Since the 2008 fiscal year, the United States has accepted 47,331 Iraqi refugees under the Direct Access Program, giving priority in the resettlement process to those who were affiliated with the American government during the Iraq war. Of those, 3,249 were accepted during the first three years of the Trump administration, the government data show.
Initially, the Pentagon had requested that 6,000 slots be given to the high-priority Iraqi refugees for the 2020 fiscal year. But others in the Trump administration, wary of a continued threat from the Islamic State, fought to lower the number of Iraqis, viewing them as a security risk.
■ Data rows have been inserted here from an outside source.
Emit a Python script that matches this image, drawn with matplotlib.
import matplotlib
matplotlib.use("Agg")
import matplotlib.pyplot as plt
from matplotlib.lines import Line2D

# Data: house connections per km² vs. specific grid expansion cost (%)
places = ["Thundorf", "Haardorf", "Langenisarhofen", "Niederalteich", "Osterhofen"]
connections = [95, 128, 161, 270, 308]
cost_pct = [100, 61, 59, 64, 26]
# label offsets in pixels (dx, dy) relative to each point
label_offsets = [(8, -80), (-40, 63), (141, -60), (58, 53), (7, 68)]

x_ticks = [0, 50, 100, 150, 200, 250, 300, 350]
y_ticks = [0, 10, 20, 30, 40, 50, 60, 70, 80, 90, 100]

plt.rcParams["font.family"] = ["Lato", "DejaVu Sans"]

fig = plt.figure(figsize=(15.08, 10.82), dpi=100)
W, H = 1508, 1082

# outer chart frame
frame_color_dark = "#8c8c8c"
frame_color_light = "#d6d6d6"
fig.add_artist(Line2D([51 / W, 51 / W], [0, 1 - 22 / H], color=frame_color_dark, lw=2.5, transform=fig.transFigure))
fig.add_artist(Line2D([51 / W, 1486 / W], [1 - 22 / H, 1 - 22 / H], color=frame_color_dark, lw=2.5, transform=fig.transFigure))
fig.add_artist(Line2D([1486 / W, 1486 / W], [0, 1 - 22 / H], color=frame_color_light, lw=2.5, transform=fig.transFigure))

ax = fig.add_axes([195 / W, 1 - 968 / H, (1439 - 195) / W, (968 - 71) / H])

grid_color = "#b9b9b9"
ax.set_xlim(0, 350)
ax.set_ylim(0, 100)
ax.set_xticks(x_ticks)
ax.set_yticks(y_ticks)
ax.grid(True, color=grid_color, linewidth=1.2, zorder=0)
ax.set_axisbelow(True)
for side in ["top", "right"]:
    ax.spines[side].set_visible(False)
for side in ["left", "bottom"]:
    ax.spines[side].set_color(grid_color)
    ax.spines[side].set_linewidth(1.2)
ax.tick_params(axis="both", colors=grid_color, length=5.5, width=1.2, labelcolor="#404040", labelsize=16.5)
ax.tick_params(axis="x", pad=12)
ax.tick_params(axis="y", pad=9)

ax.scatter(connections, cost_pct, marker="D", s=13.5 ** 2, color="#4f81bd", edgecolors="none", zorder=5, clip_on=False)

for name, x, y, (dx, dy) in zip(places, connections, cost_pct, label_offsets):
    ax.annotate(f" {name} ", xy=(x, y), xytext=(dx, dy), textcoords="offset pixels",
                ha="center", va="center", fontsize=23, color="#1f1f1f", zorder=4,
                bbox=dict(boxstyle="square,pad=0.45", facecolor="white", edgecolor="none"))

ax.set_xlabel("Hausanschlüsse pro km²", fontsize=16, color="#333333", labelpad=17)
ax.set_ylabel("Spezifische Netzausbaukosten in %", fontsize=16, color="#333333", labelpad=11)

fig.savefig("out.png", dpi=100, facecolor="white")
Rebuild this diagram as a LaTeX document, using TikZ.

Over the summer, the Department of Homeland Security deported Jimmy Aldaoud, who was born in Greece to Iraqi parents and had lived in the United States since he was an infant. He had accumulated at least 20 criminal convictions over 20 years and was sent to Iraq, where he had never lived and did not speak the language.
His death in Baghdad — alone, sick and begging to return to his family in Detroit — outraged lawmakers and human rights activists.
A new spate of unrest across Iraq — weeks of violent demonstrations by protesters who demand public services and are challenging government corruption — has made refugee applicants all the more anxious.